A disaster declaration has been declared for nearly 70 percent of the state of Nebraska.
The state's Emergency Management Agency said in a news release Tuesday that 65 of the state's 93 counties are under state-issued emergency declarations.
Gov. Pete Ricketts says there have been disasters with greater loss of life. But he said he didn't think "there's ever been a disaster this widespread in Nebraska."
Vice President Mike Pence is expected to arrive late Tuesday afternoon in Omaha, Nebraska, where the president of the Nebraska Farm Bureau estimates farm and ranch losses could reach $1 billion.
Floodwaters also have inundated several other Midwestern states.
Iowa Gov. Kim Reynolds says 41 of Iowa's 99 counties are now included in her state disaster declaration after massive flooding.
Reynolds also says she plans to press Vice President Mike Pence for a federal disaster declaration when he stops in Omaha, Nebraska, to tour inundated land along the Missouri River.
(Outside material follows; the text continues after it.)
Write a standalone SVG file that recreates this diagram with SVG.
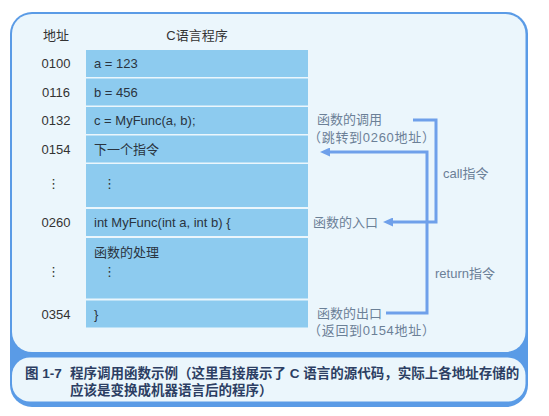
<svg xmlns="http://www.w3.org/2000/svg" width="549" height="416" viewBox="0 0 549 416">
<style>
.row{fill:#8dcbef}
.hd{font-family:"Liberation Sans","Noto Sans CJK SC",sans-serif;font-size:13px;fill:#333}
.addr{font-family:"Liberation Sans","Noto Sans CJK SC",sans-serif;font-size:13px;fill:#333;text-anchor:middle}
.code{font-family:"Liberation Sans","Noto Sans CJK SC",sans-serif;font-size:13px;fill:#2a3440}
.dots{font-family:"DejaVu Sans","Noto Sans CJK SC",sans-serif;font-size:13px;fill:#333;text-anchor:middle}
.ann{font-family:"Liberation Sans","Noto Sans CJK SC",sans-serif;font-size:13px;fill:#6b8097}
.par{letter-spacing:0.7px}
.cap{font-family:"Liberation Sans","Noto Sans CJK SC",sans-serif;font-size:13.5px;font-weight:bold;fill:#2c3e63}
.con{fill:none;stroke:#6fa0ea;stroke-width:3}
</style>
<defs>
<marker id="ah" viewBox="0 0 10 9" refX="0" refY="4.5" markerWidth="10" markerHeight="9" markerUnits="userSpaceOnUse" orient="auto">
<path d="M0,0 L10,4.5 L0,9 Z" fill="#6fa0ea"/>
</marker>
</defs>
<rect width="549" height="416" fill="#ffffff"/>
<g id="frame">
<rect x="10" y="12" width="518" height="395" rx="22" fill="#5a9be6"/>
<rect x="12" y="14" width="513.5" height="338" rx="20" fill="#ebf6fc"/>
<rect x="12" y="357.5" width="513.5" height="44" rx="18" fill="#ebf6fc"/>
</g>
<g id="header">
<text class="hd" x="56" y="40" text-anchor="middle">地址</text>
<text class="hd" x="197" y="40" text-anchor="middle">C语言程序</text>
</g>
<g id="row-0100">
<rect class="row" x="86" y="50" width="222" height="27"/>
<text class="addr" x="56" y="68">0100</text>
<text class="code" x="94" y="68">a = 123</text>
</g>
<g id="row-0116">
<rect class="row" x="86" y="78.5" width="222" height="27"/>
<text class="addr" x="56" y="96.5">0116</text>
<text class="code" x="94" y="96.5">b = 456</text>
</g>
<g id="row-0132">
<rect class="row" x="86" y="107" width="222" height="27"/>
<text class="addr" x="56" y="125">0132</text>
<text class="code" x="94" y="125">c = MyFunc(a, b);</text>
</g>
<g id="row-0154">
<rect class="row" x="86" y="135.5" width="222" height="27"/>
<text class="addr" x="56" y="153.5">0154</text>
<text class="code" x="94" y="153.5">下一个指令</text>
</g>
<g id="row-gap1">
<rect class="row" x="86" y="164" width="222" height="43"/>
<text class="dots" x="53.5" y="188">⋮</text>
<text class="dots" x="109.5" y="188">⋮</text>
</g>
<g id="row-0260">
<rect class="row" x="86" y="209" width="222" height="27"/>
<text class="addr" x="56" y="227">0260</text>
<text class="code" x="94" y="227">int MyFunc(int a, int b) {</text>
</g>
<g id="row-body">
<rect class="row" x="86" y="238" width="222" height="60.5"/>
<text class="code" x="94" y="256.5">函数的处理</text>
<text class="dots" x="53.5" y="276">⋮</text>
<text class="dots" x="109.5" y="276">⋮</text>
</g>
<g id="row-0354">
<rect class="row" x="86" y="300.5" width="222" height="27"/>
<text class="addr" x="56" y="318.5">0354</text>
<text class="code" x="94" y="318.5">}</text>
</g>
<g id="connectors">
<path class="con" d="M413,120 H436 V222 H393" marker-end="url(#ah)"/>
<path class="con" d="M386,313 H427 V152 H330" marker-end="url(#ah)"/>
</g>
<g id="annotations">
<text class="ann" x="317" y="123.5">函数的调用</text>
<text class="ann par" x="308" y="141.5">（跳转到0260地址）</text>
<text class="ann" x="443" y="177.5">call指令</text>
<text class="ann" x="313" y="227">函数的入口</text>
<text class="ann" x="435" y="277.5">return指令</text>
<text class="ann" x="317" y="317.5">函数的出口</text>
<text class="ann par" x="308" y="334.5">（返回到0154地址）</text>
</g>
<g id="caption">
<text class="cap" x="25" y="378">图 1-7</text>
<text class="cap" x="70" y="378">程序调用函数示例（这里直接展示了 C 语言的源代码，实际上各地址存储的</text>
<text class="cap" x="70" y="395">应该是变换成机器语言后的程序）</text>
</g>
</svg>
Reynolds and Nebraska Gov. Pete Ricketts are scheduled to accompany Pence for a Tuesday afternoon tour. Reynolds says her hope is to access federal funding sooner rather than later.
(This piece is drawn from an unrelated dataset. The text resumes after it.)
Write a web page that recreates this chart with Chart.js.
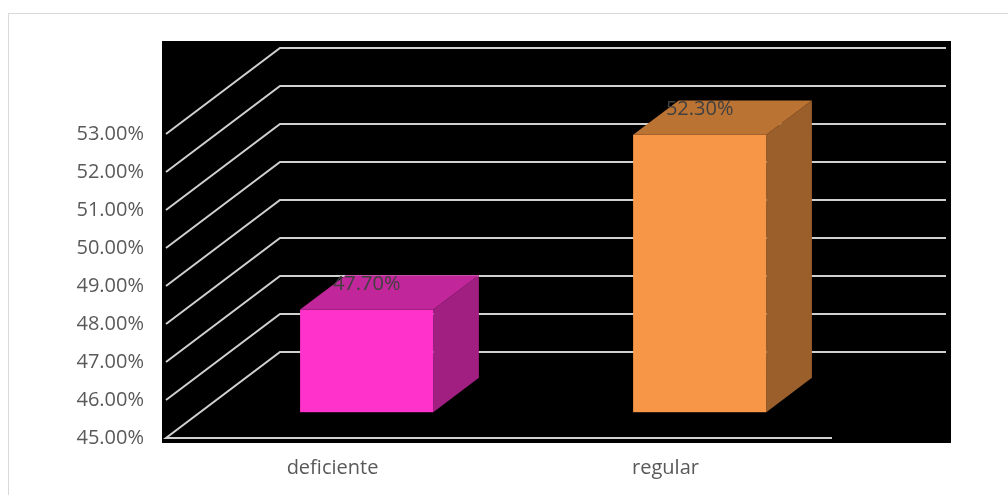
<!DOCTYPE html>
<html>
<head>
<meta charset="utf-8">
<script src="https://cdn.jsdelivr.net/npm/chart.js@4"></script>
<style>
  html, body { margin: 0; padding: 0; background: #fff; }
  #wrap { width: 1008px; height: 495px; position: relative; }
</style>
</head>
<body>
<div id="wrap"><canvas id="chart" width="1008" height="495"></canvas></div>
<script>
// data
const categories = ["deficiente", "regular"];
const values = [47.7, 52.3];
const yMin = 45;
const yMax = 53;

// face colours per bar: front, top, side
const frontColors = ["#ff33cc", "#f79646"];
const topColors = ["#c1269a", "#bb7334"];
const sideColors = ["#a01f80", "#9b5f2c"];

// fake 3d depth (oblique projection)
const DX = 114;
const DY = 86;
const F0 = 0.3; // bar front plane
const F1 = 0.7; // bar back plane

const fontFamily = "'Open Sans', 'DejaVu Sans', sans-serif";

const fmt = (v) => v.toFixed(2) + "%";

const box3d = {
  id: "box3d",
  beforeDraw(chart) {
    const { ctx, chartArea: a } = chart;
    ctx.save();
    // outer chart border
    ctx.strokeStyle = "#d9d9d9";
    ctx.lineWidth = 1;
    ctx.strokeRect(8.5, 13.5, 1010, 500);
    // black plot area
    ctx.fillStyle = "#000";
    ctx.fillRect(a.left - 4, a.top - DY - 7, a.right - a.left + DX + 9, a.bottom - a.top + DY + 12);
    ctx.restore();
  },
  beforeDatasetsDraw(chart) {
    const { ctx, chartArea: a, scales } = chart;
    const y = scales.y;
    ctx.save();
    ctx.strokeStyle = "#d0d0d0";
    ctx.lineWidth = 2;
    y.ticks.forEach((t) => {
      const fy = y.getPixelForValue(t.value);
      ctx.beginPath();
      if (t.value === yMin) {
        ctx.moveTo(a.right, fy);
      }
      ctx.lineTo(a.left, fy);
      ctx.lineTo(a.left + DX, fy - DY);
      ctx.lineTo(a.right + DX, fy - DY);
      ctx.stroke();
    });
    ctx.restore();
  },
  afterDatasetsDraw(chart) {
    const { ctx, scales } = chart;
    const meta = chart.getDatasetMeta(0);
    const base = scales.y.getPixelForValue(yMin);
    ctx.save();
    meta.data.forEach((bar, i) => {
      const p = bar.getProps(["x", "y", "width"], true);
      const l = p.x - p.width / 2 + F0 * DX;
      const r = p.x + p.width / 2 + F0 * DX;
      const t = p.y - F0 * DY;
      const b = base - F0 * DY;
      const ddx = (F1 - F0) * DX;
      const ddy = (F1 - F0) * DY;
      // side
      ctx.fillStyle = sideColors[i];
      ctx.beginPath();
      ctx.moveTo(r, t);
      ctx.lineTo(r + ddx, t - ddy);
      ctx.lineTo(r + ddx, b - ddy);
      ctx.lineTo(r, b);
      ctx.closePath();
      ctx.fill();
      // top
      ctx.fillStyle = topColors[i];
      ctx.beginPath();
      ctx.moveTo(l, t);
      ctx.lineTo(l + ddx, t - ddy);
      ctx.lineTo(r + ddx, t - ddy);
      ctx.lineTo(r, t);
      ctx.closePath();
      ctx.fill();
      // front
      ctx.fillStyle = frontColors[i];
      ctx.fillRect(l, t, r - l, b - t);
      // value label
      ctx.fillStyle = "#404040";
      ctx.font = "20px " + fontFamily;
      ctx.textAlign = "center";
      ctx.textBaseline = "middle";
      ctx.fillText(fmt(values[i]), p.x + F0 * DX, p.y - 0.6 * DY);
    });
    ctx.restore();
  },
};

new Chart(document.getElementById("chart").getContext("2d"), {
  type: "bar",
  data: {
    labels: categories,
    datasets: [
      {
        data: values,
        backgroundColor: "transparent",
        borderWidth: 0,
        barPercentage: 0.4,
        categoryPercentage: 1,
      },
    ],
  },
  options: {
    responsive: false,
    animation: false,
    layout: { padding: { left: 8, right: 176, top: 134, bottom: 0 } },
    plugins: {
      legend: { display: false },
      tooltip: { enabled: false },
    },
    scales: {
      y: {
        min: yMin,
        max: yMax,
        border: { display: false },
        grid: { display: false, drawTicks: false },
        ticks: {
          stepSize: 1,
          padding: 22,
          color: "#595959",
          font: { family: fontFamily, size: 20 },
          callback: (v) => fmt(v),
        },
        afterFit: (s) => { s.width = 158; },
      },
      x: {
        border: { display: false },
        grid: { display: false, drawTicks: false },
        ticks: {
          padding: 18,
          color: "#595959",
          font: { family: fontFamily, size: 20 },
        },
        afterFit: (s) => { s.height = 57; },
      },
    },
  },
  plugins: [box3d],
});
</script>
</body>
</html>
She says some hog confinement operations in the southwest part of the state are under water with dead animals inside, and grain bins filled with corn and soybeans have been destroyed. She says some farm fields look like lakes just weeks away from spring planting, which will have significant impact on the upcoming growing season.
Floodwaters are washing away roads, making some communities unreachable and forcing drivers to make time-consuming detours in parts of the Midwest.
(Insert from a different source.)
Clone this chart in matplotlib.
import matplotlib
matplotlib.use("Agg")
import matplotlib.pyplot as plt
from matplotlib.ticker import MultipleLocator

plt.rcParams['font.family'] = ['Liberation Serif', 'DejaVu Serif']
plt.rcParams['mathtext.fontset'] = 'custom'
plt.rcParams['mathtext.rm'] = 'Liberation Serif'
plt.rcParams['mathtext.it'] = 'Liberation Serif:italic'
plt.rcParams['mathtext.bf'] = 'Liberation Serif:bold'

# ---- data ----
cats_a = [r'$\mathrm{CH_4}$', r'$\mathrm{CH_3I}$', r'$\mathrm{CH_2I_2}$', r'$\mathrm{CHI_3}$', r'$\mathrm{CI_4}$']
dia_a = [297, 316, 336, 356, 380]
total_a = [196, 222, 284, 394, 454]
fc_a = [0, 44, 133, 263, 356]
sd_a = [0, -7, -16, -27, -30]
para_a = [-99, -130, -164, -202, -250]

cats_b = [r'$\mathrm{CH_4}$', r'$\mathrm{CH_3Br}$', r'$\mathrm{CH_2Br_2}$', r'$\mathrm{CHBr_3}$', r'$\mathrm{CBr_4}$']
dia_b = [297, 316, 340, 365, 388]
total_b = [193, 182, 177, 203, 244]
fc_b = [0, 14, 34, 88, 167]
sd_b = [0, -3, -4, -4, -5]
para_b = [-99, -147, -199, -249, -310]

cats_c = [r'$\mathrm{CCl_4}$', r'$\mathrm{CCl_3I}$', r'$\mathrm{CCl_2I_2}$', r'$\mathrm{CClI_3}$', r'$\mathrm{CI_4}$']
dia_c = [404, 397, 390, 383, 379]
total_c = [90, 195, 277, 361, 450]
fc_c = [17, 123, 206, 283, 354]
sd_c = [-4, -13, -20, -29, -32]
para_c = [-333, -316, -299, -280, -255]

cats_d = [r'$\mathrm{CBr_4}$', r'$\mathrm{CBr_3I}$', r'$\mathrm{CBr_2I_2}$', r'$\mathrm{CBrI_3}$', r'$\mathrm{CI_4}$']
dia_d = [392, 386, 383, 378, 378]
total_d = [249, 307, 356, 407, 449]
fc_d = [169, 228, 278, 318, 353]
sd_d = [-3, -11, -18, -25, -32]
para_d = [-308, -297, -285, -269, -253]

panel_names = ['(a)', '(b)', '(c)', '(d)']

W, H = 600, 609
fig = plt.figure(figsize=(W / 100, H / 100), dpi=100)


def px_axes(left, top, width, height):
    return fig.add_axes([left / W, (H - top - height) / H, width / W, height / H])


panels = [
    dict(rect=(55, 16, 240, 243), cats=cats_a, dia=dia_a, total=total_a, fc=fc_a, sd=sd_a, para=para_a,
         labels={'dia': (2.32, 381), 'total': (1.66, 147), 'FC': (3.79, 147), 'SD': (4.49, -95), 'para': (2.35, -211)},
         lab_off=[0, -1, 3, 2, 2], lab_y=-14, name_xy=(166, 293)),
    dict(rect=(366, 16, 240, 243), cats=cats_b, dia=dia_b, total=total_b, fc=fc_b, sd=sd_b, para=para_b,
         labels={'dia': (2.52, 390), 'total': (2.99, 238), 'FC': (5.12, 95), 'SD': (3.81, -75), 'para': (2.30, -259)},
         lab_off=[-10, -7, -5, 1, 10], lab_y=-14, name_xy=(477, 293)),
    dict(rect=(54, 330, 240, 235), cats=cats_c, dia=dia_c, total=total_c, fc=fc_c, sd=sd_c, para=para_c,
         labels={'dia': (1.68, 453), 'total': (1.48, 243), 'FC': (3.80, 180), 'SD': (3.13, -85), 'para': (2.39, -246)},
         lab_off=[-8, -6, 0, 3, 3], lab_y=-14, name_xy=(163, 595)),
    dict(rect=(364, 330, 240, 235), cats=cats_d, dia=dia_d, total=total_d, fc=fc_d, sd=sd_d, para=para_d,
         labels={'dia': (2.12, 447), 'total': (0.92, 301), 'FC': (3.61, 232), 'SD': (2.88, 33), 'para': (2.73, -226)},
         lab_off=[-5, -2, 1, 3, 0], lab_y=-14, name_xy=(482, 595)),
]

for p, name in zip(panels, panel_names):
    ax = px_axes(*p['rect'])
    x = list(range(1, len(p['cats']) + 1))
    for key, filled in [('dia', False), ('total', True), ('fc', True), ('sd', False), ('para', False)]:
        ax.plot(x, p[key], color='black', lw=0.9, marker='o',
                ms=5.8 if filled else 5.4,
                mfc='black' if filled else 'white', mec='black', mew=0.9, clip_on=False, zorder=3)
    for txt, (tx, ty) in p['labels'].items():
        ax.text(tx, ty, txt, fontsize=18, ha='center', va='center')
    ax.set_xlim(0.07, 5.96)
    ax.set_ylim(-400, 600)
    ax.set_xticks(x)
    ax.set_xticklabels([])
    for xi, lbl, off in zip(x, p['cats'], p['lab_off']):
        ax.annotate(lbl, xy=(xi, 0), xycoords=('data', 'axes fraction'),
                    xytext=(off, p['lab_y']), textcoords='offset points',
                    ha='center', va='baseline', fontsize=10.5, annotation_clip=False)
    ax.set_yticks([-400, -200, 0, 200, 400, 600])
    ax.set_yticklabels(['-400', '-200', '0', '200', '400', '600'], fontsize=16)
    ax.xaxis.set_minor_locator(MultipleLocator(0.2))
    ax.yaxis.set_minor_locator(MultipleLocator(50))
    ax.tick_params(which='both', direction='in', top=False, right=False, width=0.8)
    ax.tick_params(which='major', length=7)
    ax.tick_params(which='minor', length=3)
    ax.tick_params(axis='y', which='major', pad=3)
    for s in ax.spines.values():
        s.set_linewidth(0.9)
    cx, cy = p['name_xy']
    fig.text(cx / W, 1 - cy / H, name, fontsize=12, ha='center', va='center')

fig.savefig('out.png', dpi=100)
Flooding has closed more than 100 roads in Missouri. And 70 miles (112.6 kilometers) of Interstate 29 is closed from St. Joseph to the Iowa border, complicating efforts to access the Cooper Nuclear Station along the Missouri River in Nebraska.
Some plant workers travel from Atchison County, Missouri, where a levee breach grew larger overnight. The county's emergency management says so many roads are closed in the region that residents are traveling more than 100 miles (161 kilometers) out of their way to get to the plant.
The flooding is due to melting snow and heavy rains that hit the region last week.
Authorities say river flooding has surrounded a northern Illinois neighborhood with water, prompting residents to escape in boats.
The National Weather Service says the flooding is due to melting snow and recent heavy rains that recently hit the Midwest.
People living in the Illinois village of Roscoe say children have walked through high floodwaters or kayaked to catch school buses amid flooding along the Rock River.
About 40 miles (64 kilometers) away in Freeport, authorities say rescue workers have helped more than 170 people evacuate their homes since Saturday due to flooding along the Pecatonica River. The river is at its highest level since 1933.
Flooding along rivers in western Michigan also has damaged dozens of homes and businesses.
The president of the Nebraska Farm Bureau says farm and ranch losses due to the devastating flooding could reach $1 billion in the state.
Steve Nelson estimates $400 million in crop losses because of crops that will be planted late, if at all. He also estimates as much as $500 million in livestock losses as Nebraska and other Midwestern states struggle with swollen rivers and breached levees following heavy rain and snowmelt.
Nelson tells the Omaha World-Herald that he wouldn't be surprised if "lost agriculture numbers go over a billion dollars."
Agriculture amounts to 20 percent of Nebraska's gross domestic product and provides one of every four jobs in the state.
Nelson says flooding is costing the state's cattle industry $1 million a day in costs that usually aren't covered by insurance.
Vice President Mike Pence is headed to the Midwest to view flood damage as farmers raise concerns that busted levees won't be fixed before the traditional spring flood season.
Pence is scheduled to visit Omaha, Nebraska, late Tuesday afternoon. Hundreds of homes are damaged, and tens of thousands of acres are inundated with water.
The U.S. Army Corps of Engineers says rivers breached at least a dozen levees in Nebraska, Iowa and Missouri. Flooding is expected through the week as high water levels flow down the Missouri River.
Corps official Jud Kneuvean says levees usually take six months to repair. That means most likely won't be fixed by mid-May, the start of the most flood-prone part of the year.
The Nebraska Farm Bureau says farm and ranch losses could reach $1 billion in Nebraska alone.